Page 1 of 1

Removing outliers using filters

Posted: Thu Aug 21, 2025 11:23 am
by Melj1
Hello,

I’m trying to clean my data by removing outliers that are above and below 3SD of the mean. I have two between subject groups for my data (2 X 3 design), so the mean and SD is different for each group and condition. How can I use filters to remove the outliers?

Thank you!

Re: Removing outliers using filters

Posted: Tue Aug 26, 2025 5:09 am
by yurismol
I can suggest using the new function "Univariate outliers identification and removal" in the jYS module.
3*SD is traditional Z-score method.
But you can use modified Z-score for median estimation for non normality assumption.

Re: Removing outliers using filters

Posted: Tue Aug 26, 2025 11:50 pm
by jonathon
here's a video demonstrating the process step-by-step. you don't need to do it in in so many steps, but i've done it this way to make it clearer.

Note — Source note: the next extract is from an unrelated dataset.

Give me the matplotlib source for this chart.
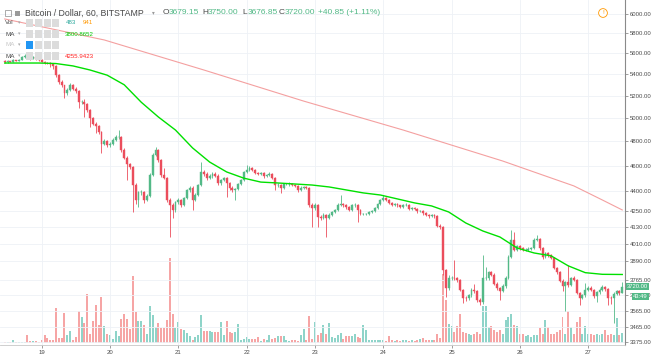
import numpy as np
import pandas as pd
import matplotlib
matplotlib.use("Agg")
import matplotlib.pyplot as plt
import matplotlib.dates as mdates
from matplotlib.patches import Rectangle
from matplotlib.ticker import FixedLocator, FuncFormatter, NullLocator

plt.rcParams['font.family'] = ['Liberation Sans', 'DejaVu Sans']

W, H = 653, 357

# hourly BTC/USD candles, 18 Nov 11:00 -> 27 Nov 12:00 (one row per day)
first_open = 5525
closes = [
    5515, 5525, 5520, 5535, 5530, 5540, 5560, 5570, 5555, 5550, 5560, 5548, 5540,
    5520, 5510, 5505, 5495, 5480, 5390, 5330, 5295, 5220, 5255, 5300, 5265, 5240, 5145, 5145, 5125, 5070, 5000, 4950, 4930, 4880, 4780, 4800, 4770,
    4780, 4810, 4835, 4835, 4730, 4665, 4610, 4590, 4450, 4330, 4390, 4390, 4330, 4365, 4525, 4685, 4725, 4645, 4525, 4500, 4330, 4295, 4255, 4315,
    4330, 4295, 4345, 4405, 4425, 4330, 4370, 4445, 4550, 4535, 4500, 4515, 4535, 4520, 4460, 4485, 4500, 4460, 4425, 4405, 4415, 4455, 4485, 4550,
    4565, 4580, 4565, 4540, 4535, 4540, 4515, 4525, 4535, 4500, 4445, 4445, 4425, 4455, 4455, 4455, 4445, 4440, 4405, 4425, 4430, 4425, 4295, 4270,
    4295, 4205, 4200, 4220, 4200, 4220, 4240, 4255, 4295, 4300, 4290, 4275, 4255, 4290, 4295, 4255, 4225, 4225, 4225, 4240, 4245, 4270, 4300, 4330,
    4345, 4330, 4310, 4295, 4300, 4290, 4280, 4295, 4295, 4265, 4270, 4265, 4245, 4245, 4230, 4220, 4210, 4220, 4210, 4140, 4130, 3830, 3710, 3775,
    3780, 3775, 3765, 3700, 3650, 3645, 3665, 3700, 3690, 3635, 3620, 3775, 3775, 3815, 3800, 3740, 3710, 3695, 3725, 3780, 3920, 4040, 3970, 3995,
    3980, 3970, 3970, 3975, 3980, 4040, 4045, 3980, 3920, 3945, 3930, 3915, 3845, 3815, 3760, 3725, 3750, 3730, 3775, 3765, 3680, 3650, 3665, 3700,
    3715, 3700, 3660, 3685, 3700, 3720, 3705, 3650, 3645, 3675, 3690, 3679.15, 3720,
]
highs = [
    5535, 5532, 5530, 5542, 5540, 5548, 5575, 5590, 5578, 5562, 5570, 5565, 5555,
    5548, 5528, 5520, 5512, 5500, 5485, 5400, 5345, 5300, 5270, 5312, 5310, 5275, 5250, 5165, 5170, 5135, 5080, 5010, 4965, 4940, 4890, 4820, 4810,
    4795, 4825, 4850, 4895, 4845, 4740, 4675, 4625, 4600, 4460, 4400, 4405, 4400, 4380, 4540, 4700, 4753, 4735, 4655, 4581, 4510, 4345, 4305, 4325,
    4345, 4340, 4355, 4415, 4440, 4435, 4385, 4455, 4629, 4565, 4545, 4530, 4548, 4545, 4530, 4495, 4512, 4510, 4470, 4435, 4425, 4465, 4495, 4560,
    4605, 4600, 4590, 4575, 4552, 4550, 4548, 4535, 4545, 4542, 4510, 4458, 4452, 4465, 4465, 4466, 4462, 4455, 4448, 4435, 4440, 4438, 4432, 4305,
    4305, 4300, 4215, 4230, 4228, 4230, 4250, 4265, 4305, 4369, 4310, 4298, 4282, 4300, 4305, 4302, 4262, 4235, 4235, 4248, 4255, 4280, 4310, 4340,
    4369, 4352, 4338, 4318, 4308, 4306, 4296, 4302, 4305, 4300, 4280, 4278, 4272, 4255, 4252, 4238, 4228, 4228, 4226, 4215, 4150, 4135, 3840, 3800,
    3790, 3899, 3785, 3772, 3708, 3660, 3675, 3712, 3740, 3698, 3645, 3933, 3852, 3825, 3825, 3808, 3748, 3718, 3735, 3790, 3930, 4109, 4094, 4005,
    4005, 3990, 3982, 3985, 3990, 4050, 4073, 4052, 3988, 3955, 3952, 3938, 3922, 3852, 3822, 3768, 3760, 3866, 3785, 3790, 3772, 3688, 3675, 3742,
    3728, 3722, 3708, 3695, 3712, 3732, 3728, 3712, 3660, 3685, 3700, 3698, 3750,
]
lows = [
    5505, 5508, 5512, 5515, 5522, 5525, 5535, 5552, 5545, 5540, 5545, 5540, 5530,
    5512, 5500, 5495, 5470, 5450, 5370, 5310, 5280, 5180, 5210, 5245, 5250, 5225, 5090, 5120, 5010, 5050, 4920, 4935, 4870, 4865, 4705, 4765, 4750,
    4755, 4770, 4800, 4820, 4715, 4650, 4485, 4570, 4240, 4300, 4278, 4370, 4310, 4320, 4355, 4515, 4675, 4630, 4510, 4490, 4315, 4059, 4197, 4240,
    4300, 4280, 4285, 4335, 4395, 4256, 4320, 4360, 4435, 4520, 4485, 4490, 4505, 4510, 4445, 4450, 4475, 4354, 4410, 4395, 4331, 4405, 4445, 4475,
    4540, 4555, 4555, 4530, 4525, 4528, 4505, 4508, 4515, 4490, 4408, 4430, 4385, 4415, 4445, 4442, 4435, 4430, 4395, 4398, 4415, 4415, 4280, 4131,
    4255, 4131, 4185, 4190, 4059, 4190, 4210, 4232, 4245, 4285, 4280, 4265, 4245, 4248, 4280, 4167, 4215, 4215, 4218, 4218, 4232, 4238, 4262, 4292,
    4322, 4320, 4300, 4285, 4288, 4280, 4270, 4272, 4285, 4255, 4258, 4255, 4235, 4238, 4222, 4212, 4200, 4202, 4200, 4130, 4115, 3800, 3654, 3700,
    3765, 3765, 3750, 3690, 3616, 3630, 3635, 3655, 3680, 3625, 3605, 3612, 3765, 3765, 3790, 3730, 3700, 3635, 3685, 3715, 3770, 3910, 3960, 3960,
    3970, 3960, 3960, 3962, 3965, 3972, 4030, 3970, 3905, 3910, 3920, 3905, 3835, 3805, 3750, 3690, 3565, 3720, 3722, 3755, 3672, 3600, 3640, 3655,
    3690, 3690, 3650, 3620, 3675, 3690, 3695, 3600, 3610, 3491, 3665, 3668, 3676.85,
]
volumes = [
    48, 52, 45, 140, 50, 41, 55, 47, 385, 95, 90, 100, 50,
    145, 380, 240, 150, 140, 1680, 245, 235, 1440, 390, 575, 150, 290, 1540, 1250, 960, 2350, 430, 1060, 1820, 865, 2210, 815, 430,
    385, 195, 575, 335, 1150, 1390, 1155, 670, 3215, 1490, 1055, 1060, 865, 430, 1775, 1345, 770, 960, 720, 725, 1105, 4080, 1390, 720,
    1010, 670, 625, 480, 335, 145, 290, 385, 1345, 575, 580, 575, 530, 525, 530, 1005, 385, 1055, 530, 480, 525, 910, 145, 190,
    290, 195, 190, 195, 285, 95, 190, 145, 385, 190, 240, 335, 340, 335, 145, 95, 145, 140, 95, 385, 670, 145, 1295, 195,
    1010, 385, 480, 865, 430, 960, 290, 240, 385, 480, 190, 335, 340, 335, 430, 290, 240, 865, 625, 145, 140, 145, 150, 140,
    145, 95, 335, 145, 95, 145, 95, 140, 145, 95, 150, 95, 145, 190, 240, 145, 140, 145, 150, 430, 240, 3310, 2065, 910,
    815, 530, 815, 1390, 525, 480, 430, 385, 435, 530, 430, 1775, 1780, 770, 815, 625, 530, 625, 430, 1105, 1250, 1390, 865, 815,
    430, 435, 335, 385, 290, 385, 380, 720, 430, 1105, 770, 430, 435, 530, 625, 1250, 430, 1535, 770, 430, 1010, 1250, 430, 815,
    430, 435, 385, 430, 385, 435, 625, 385, 430, 385, 1200, 385, 483,
]

# moving averages (candle index -> value)
ma_fast_idx = [0, 12, 18, 24, 30, 36, 42, 48, 54, 60, 66, 72, 78, 84, 90, 96, 102, 108, 114,
               120, 126, 132, 138, 144, 150, 156, 162, 168, 174, 180, 186, 192, 198, 204, 210, 217]
ma_fast = [5506, 5506, 5501, 5478, 5439, 5390, 5300, 5140, 5009, 4896, 4745, 4629, 4549, 4500,
           4469, 4462, 4454, 4446, 4431, 4408, 4385, 4369, 4339, 4309, 4286, 4241, 4160, 4102,
           4059, 3982, 3947, 3927, 3859, 3813, 3802, 3800.8652]
ma_slow_idx = [0, 35, 70, 105, 140, 175, 190, 200, 210, 217]
ma_slow = [5948, 5733, 5439, 5151, 4896, 4637, 4517, 4439, 4331, 4255.9423]

price_ticks = [3375, 3465, 3565, 3665, 3765, 3890, 4010, 4130, 4250, 4400,
               4600, 4800, 5000, 5200, 5400, 5600, 5800, 6000]
day_labels = ["19", "20", "21", "22", "23", "24", "25", "26", "27"]

GREEN = "#53b987"
RED = "#eb4d5c"
VOL_UP = "#8fd4c9"
VOL_DN = "#f6a5a5"
TXT = "#4a4a4a"

times = pd.date_range("2018-11-18 11:00", periods=len(closes), freq="h")
x = mdates.date2num(times)
hr = 1 / 24
o = np.array([first_open] + closes[:-1], dtype=float)
c = np.array(closes, dtype=float)
up = c >= o
cols = np.where(up, GREEN, RED)

fig = plt.figure(figsize=(W / 100, H / 100), dpi=100)
fig.patch.set_facecolor("white")
rect = [0, 12 / H, 625 / W, 345 / H]
xlim = (x[0] - 1.65 * hr, x[0] + 217.96 * hr)

# volume underneath
axv = fig.add_axes(rect)
axv.bar(x, volumes, width=0.7 * hr, color=np.where(up, VOL_UP, VOL_DN), linewidth=0)
axv.set_ylim(-110, 16450)
axv.set_xlim(*xlim)
axv.axis("off")

ax = fig.add_axes(rect)
ax.patch.set_alpha(0)
ax.set_yscale("log")
ax.set_ylim(3359, 6149)
ax.set_xlim(*xlim)

ax.vlines(x, lows, highs, colors=cols, linewidth=0.6, zorder=3)
ax.bar(x, np.abs(c - o), bottom=np.minimum(o, c), width=0.65 * hr,
       color=cols, edgecolor=cols, linewidth=0.3, zorder=4)

ax.plot(x[ma_slow_idx], ma_slow, color="#f4a0a0", lw=0.8, zorder=5)
ax.plot(x[ma_fast_idx], ma_fast, color="#00e000", lw=1.0, zorder=5)

# axes cosmetics
ax.yaxis.tick_right()
ax.yaxis.set_major_locator(FixedLocator(price_ticks))
ax.yaxis.set_minor_locator(NullLocator())
ax.yaxis.set_major_formatter(FuncFormatter(lambda v, p: f"{v:.2f}"))
midnights = x[times.hour == 0]
ax.set_xticks(midnights)
ax.set_xticklabels(day_labels)
ax.xaxis.set_minor_locator(NullLocator())
ax.tick_params(axis="both", labelsize=4.3, labelcolor=TXT, colors="#777777",
               length=2.5, width=0.5, pad=1.2)
ax.grid(True, color="#eef1f6", lw=0.6, zorder=0)
for s in ("left", "top"):
    ax.spines[s].set_visible(False)
ax.spines["right"].set_color("#8a8a8a")
ax.spines["right"].set_linewidth(0.8)
ax.spines["bottom"].set_color("#c8c8c8")
ax.spines["bottom"].set_linewidth(0.6)

# last price / countdown boxes on the price scale
yt = ax.get_yaxis_transform()
ax.text(1.003, closes[-1], f"{closes[-1]:.2f}", transform=yt, fontsize=4.2,
        color="white", va="center", ha="left", clip_on=False, zorder=10,
        bbox=dict(boxstyle="square,pad=0.15", fc=GREEN, ec="none"))
ax.annotate("43:49", xy=(1.0, closes[-1]), xycoords=yt, xytext=(8, -10),
            textcoords="offset pixels", fontsize=4.2, color="white", va="center",
            ha="left", annotation_clip=False, zorder=10,
            bbox=dict(boxstyle="square,pad=0.15", fc=GREEN, ec="none"))


def fx(px):
    return px / W


def fy(py):
    return 1 - py / H


# header
fig.add_artist(Rectangle((fx(5), fy(16)), fx(6), 6 / H, transform=fig.transFigure,
                         fill=False, ec="#8a8a8a", lw=0.5))
fig.add_artist(Rectangle((fx(15), fy(15.5)), fx(5), 5 / H, transform=fig.transFigure,
                         fc="#9a9a9a", ec="none"))
fig.text(fx(25), fy(13), "Bitcoin / Dollar, 60, BITSTAMP", fontsize=6.3, color=TXT, va="center")
fig.text(fx(152), fy(13), "\u25be", fontsize=4, color="#999999", va="center")
ohlc = [("O", 163, "3679.15"), ("H", 202, "3750.00"), ("L", 242, "3676.85"), ("C", 279, "3720.00")]
for lab, px0, val in ohlc:
    fig.text(fx(px0), fy(13), lab, fontsize=6, color=TXT, va="center")
    fig.text(fx(px0 + 6), fy(13), val, fontsize=6, color=GREEN, va="center")
fig.text(fx(318), fy(13), "+40.85 (+1.11%)", fontsize=6, color=GREEN, va="center")

# indicator legend rows
rows = [
    (23, "Vol", TXT, [("483", "#26a69a", 66), ("941", "#ff9800", 83)], False),
    (34, "MA", TXT, [("3800.8652", "#00c800", 65)], False),
    (45, "MA", "#c8c8c8", [], True),
    (56, "MA", TXT, [("4255.9423", "#ff2020", 65)], False),
]
for py, name, ncol, vals, active in rows:
    fig.text(fx(5), fy(py), name, fontsize=4.5, color=ncol, va="center")
    fig.text(fx(18), fy(py), "\u25be", fontsize=3.5, color="#aaaaaa", va="center")
    for k, bx in enumerate((26, 35, 43.5, 52)):
        fc = "#2196f3" if (active and k == 0) else "#dcdcdc"
        fig.add_artist(Rectangle((fx(bx), fy(py + 3.5)), fx(7), 7 / H,
                                 transform=fig.transFigure, fc=fc, ec="none"))
    for txt, col, px0 in vals:
        fig.text(fx(px0), fy(py), txt, fontsize=4.4, color=col, va="center")

# warning badge
fig.text(fx(603), fy(13), "!", fontsize=4.5, color="#ff9800", ha="center", va="center",
         bbox=dict(boxstyle="circle,pad=0.3", fc="white", ec="#ff9800", lw=0.6))

fig.savefig("out.png", dpi=100)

https://youtu.be/bvjaiDAd3HE

step 1, we need a column which a level for each group. because one of the variables was text, i could simply use the + operator.
step 2, we compute a Z score, using that group variable as the group_by
step 3, we use an if-statement to produce a value of 0 when the z-score is less than -2, or more than 2, and 1 otherwise (this is what the filters expect, 1 = good, 0 = filter out).
step 4 seems a bit silly, we have to copy/paste the values into a new column from step 3 ... the reason for this is because otherwise we'd end up with an infinite loop ... the filters would exclude some rows, that would update the Z calculation, which would in turn change the filters, and so on.
step 5 we point the filter at the copy/pasted column ... you see that when we activate this filter, that the z-calculations update because some rows have been excluded (that's why we had to copy/paste those values).

jonathon